◆ WORK TO COMPLETE ◆
Write out the opening lines of the data word for word, up to and including the line with "XAxis, YAxis, Legend", and leave every picture and every later line out.
** Start MATERIAL PROVIDED **
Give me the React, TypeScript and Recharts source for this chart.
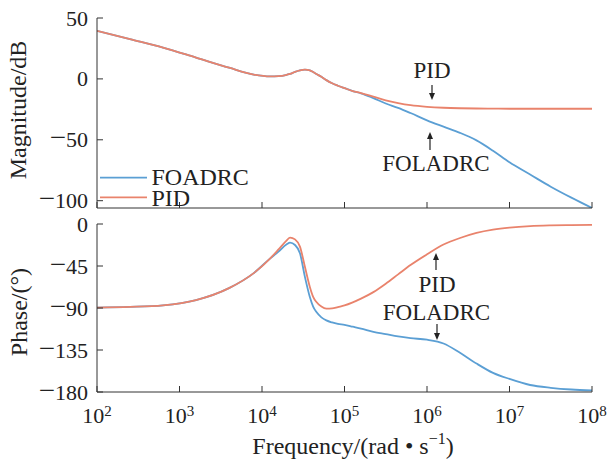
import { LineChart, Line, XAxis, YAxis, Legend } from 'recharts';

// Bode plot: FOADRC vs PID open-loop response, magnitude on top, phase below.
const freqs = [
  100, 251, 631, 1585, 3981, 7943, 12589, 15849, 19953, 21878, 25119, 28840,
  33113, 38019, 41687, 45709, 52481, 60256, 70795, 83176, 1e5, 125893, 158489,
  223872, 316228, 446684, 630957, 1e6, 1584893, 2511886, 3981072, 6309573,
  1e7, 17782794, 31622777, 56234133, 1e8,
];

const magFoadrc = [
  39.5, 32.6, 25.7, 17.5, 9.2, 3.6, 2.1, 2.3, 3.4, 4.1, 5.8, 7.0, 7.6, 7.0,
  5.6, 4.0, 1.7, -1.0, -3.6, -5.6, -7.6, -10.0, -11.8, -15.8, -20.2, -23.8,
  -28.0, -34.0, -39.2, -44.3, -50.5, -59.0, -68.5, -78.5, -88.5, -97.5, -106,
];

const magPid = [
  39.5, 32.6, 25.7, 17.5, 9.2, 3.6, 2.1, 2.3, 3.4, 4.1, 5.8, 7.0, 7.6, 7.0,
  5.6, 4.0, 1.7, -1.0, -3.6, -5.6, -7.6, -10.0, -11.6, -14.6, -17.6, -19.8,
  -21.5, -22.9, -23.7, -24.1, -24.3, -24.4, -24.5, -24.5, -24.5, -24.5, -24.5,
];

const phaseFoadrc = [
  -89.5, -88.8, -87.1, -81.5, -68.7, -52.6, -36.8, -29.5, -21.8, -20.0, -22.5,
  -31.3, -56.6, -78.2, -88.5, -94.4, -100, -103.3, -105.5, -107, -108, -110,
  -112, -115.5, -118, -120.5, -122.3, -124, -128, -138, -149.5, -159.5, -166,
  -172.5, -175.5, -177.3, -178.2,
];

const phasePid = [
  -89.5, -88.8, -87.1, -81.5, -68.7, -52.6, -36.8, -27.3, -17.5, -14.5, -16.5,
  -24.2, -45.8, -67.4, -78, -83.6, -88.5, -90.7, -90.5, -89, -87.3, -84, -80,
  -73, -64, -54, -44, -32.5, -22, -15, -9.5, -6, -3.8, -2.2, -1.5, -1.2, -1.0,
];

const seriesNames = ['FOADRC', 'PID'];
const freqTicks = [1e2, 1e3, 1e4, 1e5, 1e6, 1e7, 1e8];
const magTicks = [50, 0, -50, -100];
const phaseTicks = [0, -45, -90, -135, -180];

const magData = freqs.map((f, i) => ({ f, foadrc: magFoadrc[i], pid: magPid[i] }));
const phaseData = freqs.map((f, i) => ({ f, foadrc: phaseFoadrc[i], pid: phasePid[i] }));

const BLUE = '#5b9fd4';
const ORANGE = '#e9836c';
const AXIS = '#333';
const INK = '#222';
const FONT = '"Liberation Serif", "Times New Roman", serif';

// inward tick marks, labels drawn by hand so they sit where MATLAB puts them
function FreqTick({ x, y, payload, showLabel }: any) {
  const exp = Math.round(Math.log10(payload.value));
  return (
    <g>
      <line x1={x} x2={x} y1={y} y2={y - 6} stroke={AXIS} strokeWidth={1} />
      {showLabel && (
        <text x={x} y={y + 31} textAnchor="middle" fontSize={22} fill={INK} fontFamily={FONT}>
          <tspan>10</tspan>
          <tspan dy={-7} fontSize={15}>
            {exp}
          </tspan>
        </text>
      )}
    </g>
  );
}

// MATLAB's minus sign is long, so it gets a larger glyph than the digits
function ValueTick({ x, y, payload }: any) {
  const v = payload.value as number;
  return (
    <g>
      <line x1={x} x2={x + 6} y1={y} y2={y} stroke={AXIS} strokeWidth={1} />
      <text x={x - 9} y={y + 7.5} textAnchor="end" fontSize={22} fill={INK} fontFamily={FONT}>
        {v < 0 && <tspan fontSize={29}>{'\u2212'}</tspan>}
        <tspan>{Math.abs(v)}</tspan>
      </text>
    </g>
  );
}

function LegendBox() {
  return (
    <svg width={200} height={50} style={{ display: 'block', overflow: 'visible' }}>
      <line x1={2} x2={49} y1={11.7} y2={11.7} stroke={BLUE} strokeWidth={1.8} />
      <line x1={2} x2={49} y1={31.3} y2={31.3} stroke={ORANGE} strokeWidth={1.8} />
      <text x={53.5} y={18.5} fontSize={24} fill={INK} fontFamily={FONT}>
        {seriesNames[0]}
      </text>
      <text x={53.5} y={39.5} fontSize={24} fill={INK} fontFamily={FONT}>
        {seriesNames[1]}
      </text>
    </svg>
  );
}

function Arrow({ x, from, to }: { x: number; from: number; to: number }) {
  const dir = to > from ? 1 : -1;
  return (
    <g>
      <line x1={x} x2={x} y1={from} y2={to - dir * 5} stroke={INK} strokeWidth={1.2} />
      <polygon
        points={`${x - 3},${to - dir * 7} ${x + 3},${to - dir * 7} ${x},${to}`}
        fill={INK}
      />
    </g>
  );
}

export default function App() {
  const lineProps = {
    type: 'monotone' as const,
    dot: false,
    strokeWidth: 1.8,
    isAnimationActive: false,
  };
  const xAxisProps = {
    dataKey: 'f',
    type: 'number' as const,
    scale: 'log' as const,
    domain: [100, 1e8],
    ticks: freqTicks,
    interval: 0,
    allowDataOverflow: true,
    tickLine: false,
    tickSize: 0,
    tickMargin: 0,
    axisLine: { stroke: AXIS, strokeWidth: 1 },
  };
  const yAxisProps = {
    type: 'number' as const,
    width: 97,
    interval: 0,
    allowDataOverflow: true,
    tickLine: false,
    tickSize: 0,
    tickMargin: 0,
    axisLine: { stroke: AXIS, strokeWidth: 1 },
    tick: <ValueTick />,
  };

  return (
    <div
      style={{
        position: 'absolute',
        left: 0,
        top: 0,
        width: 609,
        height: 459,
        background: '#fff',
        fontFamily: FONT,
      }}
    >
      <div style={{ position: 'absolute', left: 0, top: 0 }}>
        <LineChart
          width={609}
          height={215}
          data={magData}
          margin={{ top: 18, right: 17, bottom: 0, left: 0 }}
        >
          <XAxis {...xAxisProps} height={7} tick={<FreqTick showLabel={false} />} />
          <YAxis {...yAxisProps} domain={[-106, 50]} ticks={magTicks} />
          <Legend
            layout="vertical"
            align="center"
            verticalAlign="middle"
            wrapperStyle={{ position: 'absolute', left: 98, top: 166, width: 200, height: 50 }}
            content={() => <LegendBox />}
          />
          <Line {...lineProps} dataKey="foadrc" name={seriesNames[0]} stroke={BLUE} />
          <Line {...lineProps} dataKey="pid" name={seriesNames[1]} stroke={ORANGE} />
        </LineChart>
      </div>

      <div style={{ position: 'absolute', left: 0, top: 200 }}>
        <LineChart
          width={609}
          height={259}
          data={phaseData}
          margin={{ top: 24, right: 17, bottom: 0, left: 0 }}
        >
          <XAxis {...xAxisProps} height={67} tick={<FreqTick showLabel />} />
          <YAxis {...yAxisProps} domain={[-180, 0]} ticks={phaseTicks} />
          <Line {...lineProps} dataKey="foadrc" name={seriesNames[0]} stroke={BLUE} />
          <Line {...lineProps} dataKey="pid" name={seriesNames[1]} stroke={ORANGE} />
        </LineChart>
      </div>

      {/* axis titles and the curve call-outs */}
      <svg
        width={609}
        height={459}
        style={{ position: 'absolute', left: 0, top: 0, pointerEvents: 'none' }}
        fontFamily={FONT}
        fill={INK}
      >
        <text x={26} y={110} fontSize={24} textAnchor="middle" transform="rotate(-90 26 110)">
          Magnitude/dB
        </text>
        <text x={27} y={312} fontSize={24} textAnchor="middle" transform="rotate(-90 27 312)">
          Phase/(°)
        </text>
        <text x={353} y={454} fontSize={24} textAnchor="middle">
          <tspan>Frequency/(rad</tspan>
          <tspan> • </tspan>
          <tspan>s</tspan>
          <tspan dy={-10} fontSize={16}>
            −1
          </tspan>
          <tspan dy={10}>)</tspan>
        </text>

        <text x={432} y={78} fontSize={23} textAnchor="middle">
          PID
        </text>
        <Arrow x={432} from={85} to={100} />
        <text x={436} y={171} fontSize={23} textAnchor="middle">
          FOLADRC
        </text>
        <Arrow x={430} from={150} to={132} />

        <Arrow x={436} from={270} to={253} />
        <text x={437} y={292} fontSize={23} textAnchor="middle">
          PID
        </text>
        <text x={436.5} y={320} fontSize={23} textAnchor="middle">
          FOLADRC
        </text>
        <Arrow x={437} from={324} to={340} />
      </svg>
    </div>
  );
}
** End MATERIAL PROVIDED **
◆ CORRECT ANSWER ◆
Give me the React, TypeScript and Recharts source for this chart.
import { LineChart, Line, XAxis, YAxis, Legend } from 'recharts';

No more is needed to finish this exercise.